Our attention was first drawn to the first set of objects when my girlfriend noticed that one of the fireworks over Hampton looked like it was burning frozen in the air. My initial though was that it was a flare or something that someone had shot off, but I realized this could not be the case because it was slowly rising from the horizon. We studied this object for a moment, and then to our surprise there was an additional one next to it as if they had come from the same place.
The objects continued to rise, but they looked as if they were slowly picking up speed. They were at about a 35 degree angle relative to the horizon when they began to move forward. They looked as if they were rising with the same speed but they were slowly moving through the sky at a diagonal to us from South West, to North East over the water. After watching the objects move over the water and get further out, they began to rapidly gain velocity, and elevation. The objects became less luminous, and as they looked like they were about to leave visual range, they shot off at an increased angle of attack. As the objects left the point at which we acquired them at, the lateral distance between them increased as they approached different parts of the sky.
As soon as we turned back to the fireworks, unsure of what we had seen, we realized that two more objects were already half way to the point where the last two had just disappeared and we watched the exact same process happen again. In both cases, it was identical objects, coming from the same point of origin, moving in an identical way, with each of the two objects going towards the same two points in the sky which the previous ones had moved towards. We watched the same process happen again (for a total of 6 objects) and then the phenomenon stopped for a while.
In all cases the objects rose from approximately a 210 degree heading (between the nuclear plant, and the coast line) from where we were sitting. All objects looked like balls of red-orange fire, but as they approached, what looked like a tail from the movement became a defined triangular shape that could only be seen by the reflection of the light coming off of the leading vertex of the shape. As the objects moved, and were about to start the final acceleration, each time the visible triangular part would swing out parallel to our view point, and the faintly visible triangular body would become invisible to us. The only thing visible would be the ball of light until the object accelerated off.

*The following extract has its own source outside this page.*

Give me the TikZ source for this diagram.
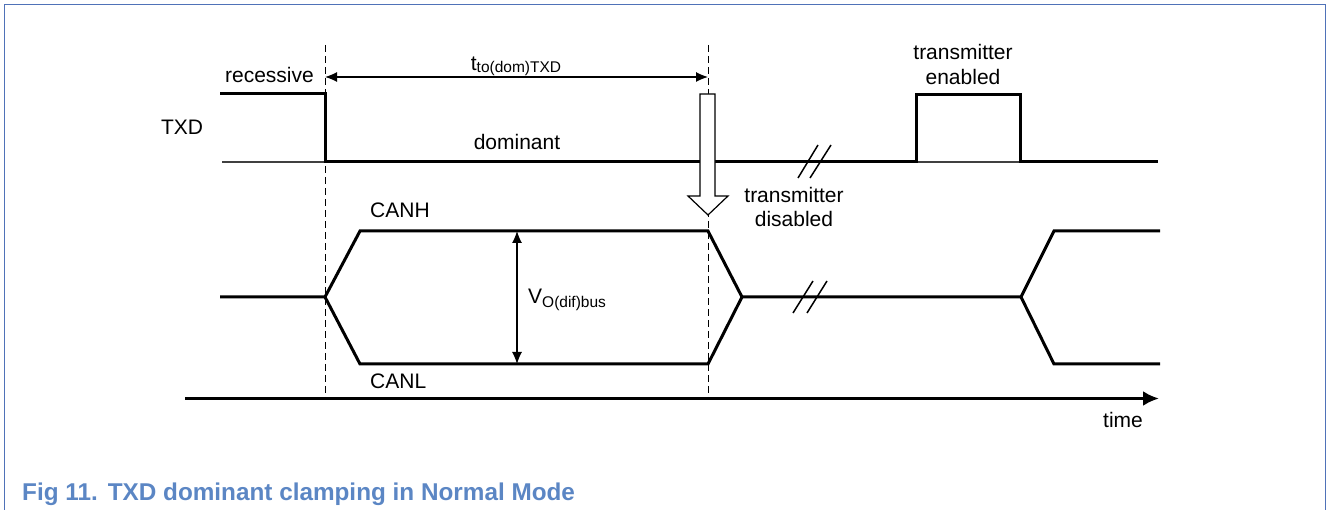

We decided to lie down on the rocks we were sitting on initially and after another 45 minutes I got a feeling that I should look. So I sat up to see four of the objects following a slightly higher angle of attack and still in the same group of two pattern as they were initially. From the size of the triangles, we were able to determine that the objects that were moving to the more northern part of the sky were significantly closer to us than the objects which were moving to the more southern point in the sky. I also noticed the higher angle of attack, and realized that over the past hour and a half or so they sky had shifted. The objects were going to the exact same points relative to the Milky Way as they were beforehand except they angle of attack was steeper to compensate for the rotation of the earth. I’m no astronomer so I have no idea what constellations can be used to pin-point the area where we lost line of sight, but it was about 2 to 3 hand widths away from a clust! er of four very dim stars on the lower half of the northern part of the Milky Way.
The event repeated itself one last time before we decided to leave around 23:00 (11pm EDT). In all encounters the objects were identical, moved to the same place, in the same way through the same means. All objects were silent, made no noise, were of red-orange color, and flickered like a candle, or pulsating light in a storm.
Upon returning to the beach from our vantage point to get the truck, we realized that because of the angle of vision that the bulk of the population had, it is unlikely that many other people were able to witness the event. The view was obscured by the fireworks and by a fog off the water at the beach. By the time the object would have been in unobstructed view, they would have been at a high enough angle and altitude that they could easily be written off as stars, or a satellite.
Also, as a foot note, I was a 24 hour, three day per week manager at a local hotel last season. I have been around for a military air show at Peas AFB, and am familiar with the normal local air traffic. I have flown on many planes both commercial and recreational due to family circumstances, and I have never seen a civilian or military craft that would fit the description of what I saw tonight. I also have a passion for the Space Program, so I know this doesn't fit any man made vehicle that we currently operate.